#### RAW DATA ####
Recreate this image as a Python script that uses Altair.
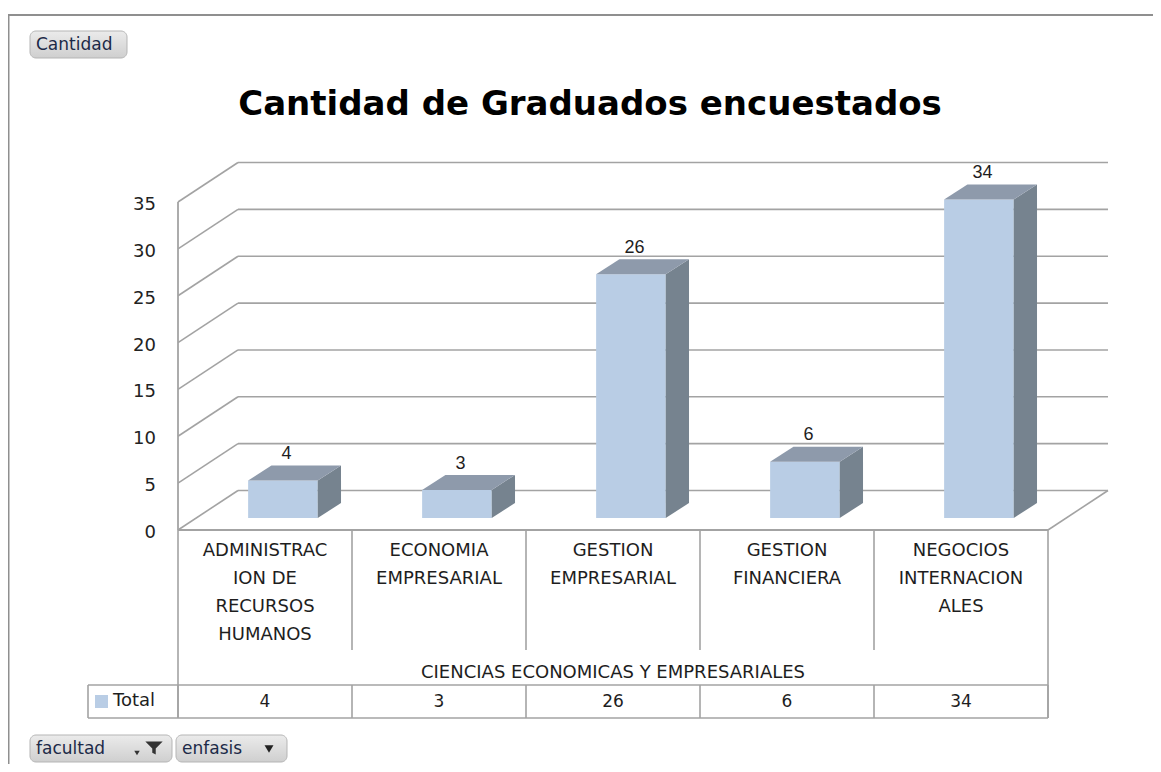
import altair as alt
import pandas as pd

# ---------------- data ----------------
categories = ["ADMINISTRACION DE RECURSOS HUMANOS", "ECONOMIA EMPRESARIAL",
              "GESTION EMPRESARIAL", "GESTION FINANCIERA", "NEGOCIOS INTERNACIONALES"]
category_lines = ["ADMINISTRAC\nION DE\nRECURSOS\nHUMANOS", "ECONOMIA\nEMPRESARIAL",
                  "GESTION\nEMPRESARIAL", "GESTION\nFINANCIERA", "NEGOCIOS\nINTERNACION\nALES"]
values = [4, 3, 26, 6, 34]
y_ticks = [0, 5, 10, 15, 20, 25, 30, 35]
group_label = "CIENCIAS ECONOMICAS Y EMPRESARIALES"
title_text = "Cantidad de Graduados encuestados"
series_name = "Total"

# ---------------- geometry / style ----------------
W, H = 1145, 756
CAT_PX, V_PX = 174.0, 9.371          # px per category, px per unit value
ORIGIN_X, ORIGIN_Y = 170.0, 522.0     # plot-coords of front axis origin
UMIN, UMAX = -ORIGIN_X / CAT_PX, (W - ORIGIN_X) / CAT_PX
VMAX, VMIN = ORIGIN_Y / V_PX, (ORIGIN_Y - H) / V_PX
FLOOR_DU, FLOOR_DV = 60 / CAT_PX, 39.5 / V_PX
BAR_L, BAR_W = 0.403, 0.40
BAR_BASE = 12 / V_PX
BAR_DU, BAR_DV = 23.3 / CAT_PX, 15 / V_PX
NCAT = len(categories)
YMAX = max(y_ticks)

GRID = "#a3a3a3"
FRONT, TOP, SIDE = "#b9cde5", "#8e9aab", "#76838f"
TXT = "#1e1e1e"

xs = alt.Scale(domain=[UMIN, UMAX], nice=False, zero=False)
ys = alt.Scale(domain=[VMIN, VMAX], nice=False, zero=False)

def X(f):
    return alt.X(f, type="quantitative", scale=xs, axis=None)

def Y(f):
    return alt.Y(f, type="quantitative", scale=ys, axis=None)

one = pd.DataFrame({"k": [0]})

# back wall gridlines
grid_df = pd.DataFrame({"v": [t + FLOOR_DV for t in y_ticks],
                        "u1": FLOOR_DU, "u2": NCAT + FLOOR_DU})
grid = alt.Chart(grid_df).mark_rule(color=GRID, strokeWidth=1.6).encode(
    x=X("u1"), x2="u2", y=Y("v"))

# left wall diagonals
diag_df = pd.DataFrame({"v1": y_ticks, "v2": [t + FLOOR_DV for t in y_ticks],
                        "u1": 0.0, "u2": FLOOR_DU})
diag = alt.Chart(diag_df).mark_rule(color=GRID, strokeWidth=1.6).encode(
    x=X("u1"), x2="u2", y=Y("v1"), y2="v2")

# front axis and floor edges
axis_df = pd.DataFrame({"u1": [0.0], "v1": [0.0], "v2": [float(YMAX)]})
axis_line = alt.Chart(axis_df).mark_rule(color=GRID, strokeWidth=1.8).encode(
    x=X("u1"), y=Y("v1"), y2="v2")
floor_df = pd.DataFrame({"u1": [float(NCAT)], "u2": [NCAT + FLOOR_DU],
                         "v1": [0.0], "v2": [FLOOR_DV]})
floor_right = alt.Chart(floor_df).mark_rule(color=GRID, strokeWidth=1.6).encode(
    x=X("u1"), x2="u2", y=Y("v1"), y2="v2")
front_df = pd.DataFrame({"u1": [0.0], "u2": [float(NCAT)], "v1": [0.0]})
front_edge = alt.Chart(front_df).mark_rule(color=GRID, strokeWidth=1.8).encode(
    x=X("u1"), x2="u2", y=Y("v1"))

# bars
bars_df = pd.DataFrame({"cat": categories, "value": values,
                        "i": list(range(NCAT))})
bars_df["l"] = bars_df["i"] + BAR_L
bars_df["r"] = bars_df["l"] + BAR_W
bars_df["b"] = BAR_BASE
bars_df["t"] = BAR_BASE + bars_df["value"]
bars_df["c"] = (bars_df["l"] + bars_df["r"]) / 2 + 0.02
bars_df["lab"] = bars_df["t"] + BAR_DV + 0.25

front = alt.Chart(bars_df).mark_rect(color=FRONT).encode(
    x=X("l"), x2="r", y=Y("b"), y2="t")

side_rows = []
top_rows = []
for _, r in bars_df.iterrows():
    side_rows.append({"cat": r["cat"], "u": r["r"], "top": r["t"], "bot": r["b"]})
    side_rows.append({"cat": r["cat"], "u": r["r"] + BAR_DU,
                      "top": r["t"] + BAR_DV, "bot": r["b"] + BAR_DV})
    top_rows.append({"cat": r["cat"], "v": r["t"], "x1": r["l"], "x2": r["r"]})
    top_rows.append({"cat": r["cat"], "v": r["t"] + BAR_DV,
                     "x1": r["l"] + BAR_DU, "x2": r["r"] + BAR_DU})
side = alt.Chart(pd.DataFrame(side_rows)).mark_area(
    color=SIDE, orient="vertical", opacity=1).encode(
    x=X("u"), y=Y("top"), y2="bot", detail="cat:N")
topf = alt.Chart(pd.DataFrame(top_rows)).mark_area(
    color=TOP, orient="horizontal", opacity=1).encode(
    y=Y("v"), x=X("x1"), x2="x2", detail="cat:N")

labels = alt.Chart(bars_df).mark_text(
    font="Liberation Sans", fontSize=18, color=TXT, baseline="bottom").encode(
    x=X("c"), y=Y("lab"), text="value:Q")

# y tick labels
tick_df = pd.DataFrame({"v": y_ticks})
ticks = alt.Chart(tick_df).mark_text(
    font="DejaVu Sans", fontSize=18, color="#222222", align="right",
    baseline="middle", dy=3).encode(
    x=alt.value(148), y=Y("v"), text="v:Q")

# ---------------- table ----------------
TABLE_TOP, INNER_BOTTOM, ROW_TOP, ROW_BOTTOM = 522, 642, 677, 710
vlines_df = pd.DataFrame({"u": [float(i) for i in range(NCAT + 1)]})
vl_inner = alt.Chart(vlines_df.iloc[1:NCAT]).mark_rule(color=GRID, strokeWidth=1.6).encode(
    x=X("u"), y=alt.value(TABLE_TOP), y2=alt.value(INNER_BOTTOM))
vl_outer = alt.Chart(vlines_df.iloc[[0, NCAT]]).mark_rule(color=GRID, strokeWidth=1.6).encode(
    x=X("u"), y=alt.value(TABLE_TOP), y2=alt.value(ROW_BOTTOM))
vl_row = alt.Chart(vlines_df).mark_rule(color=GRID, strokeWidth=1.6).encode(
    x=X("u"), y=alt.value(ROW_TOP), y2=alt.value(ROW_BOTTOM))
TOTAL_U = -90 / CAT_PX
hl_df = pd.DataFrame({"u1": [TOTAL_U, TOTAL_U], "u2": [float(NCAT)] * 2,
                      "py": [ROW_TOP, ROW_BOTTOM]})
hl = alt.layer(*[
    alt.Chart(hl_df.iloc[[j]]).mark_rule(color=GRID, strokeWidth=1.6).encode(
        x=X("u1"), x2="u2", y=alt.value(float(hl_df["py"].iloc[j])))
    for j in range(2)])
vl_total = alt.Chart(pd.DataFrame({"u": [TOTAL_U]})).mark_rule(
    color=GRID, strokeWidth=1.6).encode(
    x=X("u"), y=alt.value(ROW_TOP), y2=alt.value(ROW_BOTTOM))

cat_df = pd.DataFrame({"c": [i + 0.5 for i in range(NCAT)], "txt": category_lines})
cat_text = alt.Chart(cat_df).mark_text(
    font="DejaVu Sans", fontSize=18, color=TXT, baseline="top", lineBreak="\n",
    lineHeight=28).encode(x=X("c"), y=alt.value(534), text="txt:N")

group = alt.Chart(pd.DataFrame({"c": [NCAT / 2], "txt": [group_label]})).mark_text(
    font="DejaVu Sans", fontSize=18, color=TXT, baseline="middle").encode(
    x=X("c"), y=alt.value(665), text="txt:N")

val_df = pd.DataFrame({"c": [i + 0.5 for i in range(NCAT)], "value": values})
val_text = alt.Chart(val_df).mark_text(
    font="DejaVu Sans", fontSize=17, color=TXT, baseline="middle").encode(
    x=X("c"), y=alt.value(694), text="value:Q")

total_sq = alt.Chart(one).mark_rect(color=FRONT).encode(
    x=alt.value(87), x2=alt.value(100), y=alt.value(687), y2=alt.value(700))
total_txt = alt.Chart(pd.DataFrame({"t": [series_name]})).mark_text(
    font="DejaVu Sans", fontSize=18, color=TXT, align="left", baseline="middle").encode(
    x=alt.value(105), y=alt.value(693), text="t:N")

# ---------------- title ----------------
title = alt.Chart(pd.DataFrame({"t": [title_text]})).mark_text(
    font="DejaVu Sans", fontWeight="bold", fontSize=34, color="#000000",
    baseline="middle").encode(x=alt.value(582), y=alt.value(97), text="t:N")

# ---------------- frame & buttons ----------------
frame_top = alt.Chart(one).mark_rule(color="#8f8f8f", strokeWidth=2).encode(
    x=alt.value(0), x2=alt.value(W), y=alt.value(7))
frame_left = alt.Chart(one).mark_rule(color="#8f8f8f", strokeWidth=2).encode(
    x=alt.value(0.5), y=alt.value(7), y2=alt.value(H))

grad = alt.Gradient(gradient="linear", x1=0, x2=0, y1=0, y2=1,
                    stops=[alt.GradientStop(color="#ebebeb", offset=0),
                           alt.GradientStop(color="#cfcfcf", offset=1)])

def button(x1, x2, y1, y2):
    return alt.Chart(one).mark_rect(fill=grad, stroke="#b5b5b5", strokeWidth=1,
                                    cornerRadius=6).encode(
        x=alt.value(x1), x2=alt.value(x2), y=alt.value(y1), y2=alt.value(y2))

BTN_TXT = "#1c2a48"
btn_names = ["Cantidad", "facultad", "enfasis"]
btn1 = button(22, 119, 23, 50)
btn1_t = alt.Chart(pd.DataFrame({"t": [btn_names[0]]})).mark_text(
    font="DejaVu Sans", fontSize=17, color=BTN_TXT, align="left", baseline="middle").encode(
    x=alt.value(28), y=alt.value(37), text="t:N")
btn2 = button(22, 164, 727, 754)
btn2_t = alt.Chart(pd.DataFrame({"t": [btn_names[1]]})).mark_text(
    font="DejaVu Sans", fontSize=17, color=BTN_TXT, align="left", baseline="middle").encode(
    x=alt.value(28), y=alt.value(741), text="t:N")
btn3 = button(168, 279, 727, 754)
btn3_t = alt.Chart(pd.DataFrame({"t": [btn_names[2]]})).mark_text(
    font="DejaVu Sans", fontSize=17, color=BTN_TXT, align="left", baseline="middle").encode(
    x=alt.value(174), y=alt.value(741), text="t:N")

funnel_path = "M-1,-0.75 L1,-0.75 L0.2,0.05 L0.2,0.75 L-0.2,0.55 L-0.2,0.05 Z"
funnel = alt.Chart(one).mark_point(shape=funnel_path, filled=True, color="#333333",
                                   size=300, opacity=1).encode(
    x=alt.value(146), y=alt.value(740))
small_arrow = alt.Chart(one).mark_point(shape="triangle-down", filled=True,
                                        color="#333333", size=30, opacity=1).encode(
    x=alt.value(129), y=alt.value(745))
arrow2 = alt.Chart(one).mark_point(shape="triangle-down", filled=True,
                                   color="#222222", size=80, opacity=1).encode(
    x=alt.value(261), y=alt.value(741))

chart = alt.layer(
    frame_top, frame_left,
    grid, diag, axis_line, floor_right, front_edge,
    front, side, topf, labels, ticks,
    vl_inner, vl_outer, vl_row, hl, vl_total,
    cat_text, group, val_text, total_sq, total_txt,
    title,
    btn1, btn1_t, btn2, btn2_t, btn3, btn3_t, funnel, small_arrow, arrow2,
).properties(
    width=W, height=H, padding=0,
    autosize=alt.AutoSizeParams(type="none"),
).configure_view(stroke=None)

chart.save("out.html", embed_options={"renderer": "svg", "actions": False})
####
## EXERCISE BRIEF
Write out the lines from the start of the material to the line with "ys = alt.Scale(domain=[VMIN, VMAX], nice=False, zero=False)", inclusive and exactly. Skip the pictures.

## OUTPUT
Recreate this image as a Python script that uses Altair.
import altair as alt
import pandas as pd

# ---------------- data ----------------
categories = ["ADMINISTRACION DE RECURSOS HUMANOS", "ECONOMIA EMPRESARIAL",
              "GESTION EMPRESARIAL", "GESTION FINANCIERA", "NEGOCIOS INTERNACIONALES"]
category_lines = ["ADMINISTRAC\nION DE\nRECURSOS\nHUMANOS", "ECONOMIA\nEMPRESARIAL",
                  "GESTION\nEMPRESARIAL", "GESTION\nFINANCIERA", "NEGOCIOS\nINTERNACION\nALES"]
values = [4, 3, 26, 6, 34]
y_ticks = [0, 5, 10, 15, 20, 25, 30, 35]
group_label = "CIENCIAS ECONOMICAS Y EMPRESARIALES"
title_text = "Cantidad de Graduados encuestados"
series_name = "Total"

# ---------------- geometry / style ----------------
W, H = 1145, 756
CAT_PX, V_PX = 174.0, 9.371          # px per category, px per unit value
ORIGIN_X, ORIGIN_Y = 170.0, 522.0     # plot-coords of front axis origin
UMIN, UMAX = -ORIGIN_X / CAT_PX, (W - ORIGIN_X) / CAT_PX
VMAX, VMIN = ORIGIN_Y / V_PX, (ORIGIN_Y - H) / V_PX
FLOOR_DU, FLOOR_DV = 60 / CAT_PX, 39.5 / V_PX
BAR_L, BAR_W = 0.403, 0.40
BAR_BASE = 12 / V_PX
BAR_DU, BAR_DV = 23.3 / CAT_PX, 15 / V_PX
NCAT = len(categories)
YMAX = max(y_ticks)

GRID = "#a3a3a3"
FRONT, TOP, SIDE = "#b9cde5", "#8e9aab", "#76838f"
TXT = "#1e1e1e"

xs = alt.Scale(domain=[UMIN, UMAX], nice=False, zero=False)
ys = alt.Scale(domain=[VMIN, VMAX], nice=False, zero=False)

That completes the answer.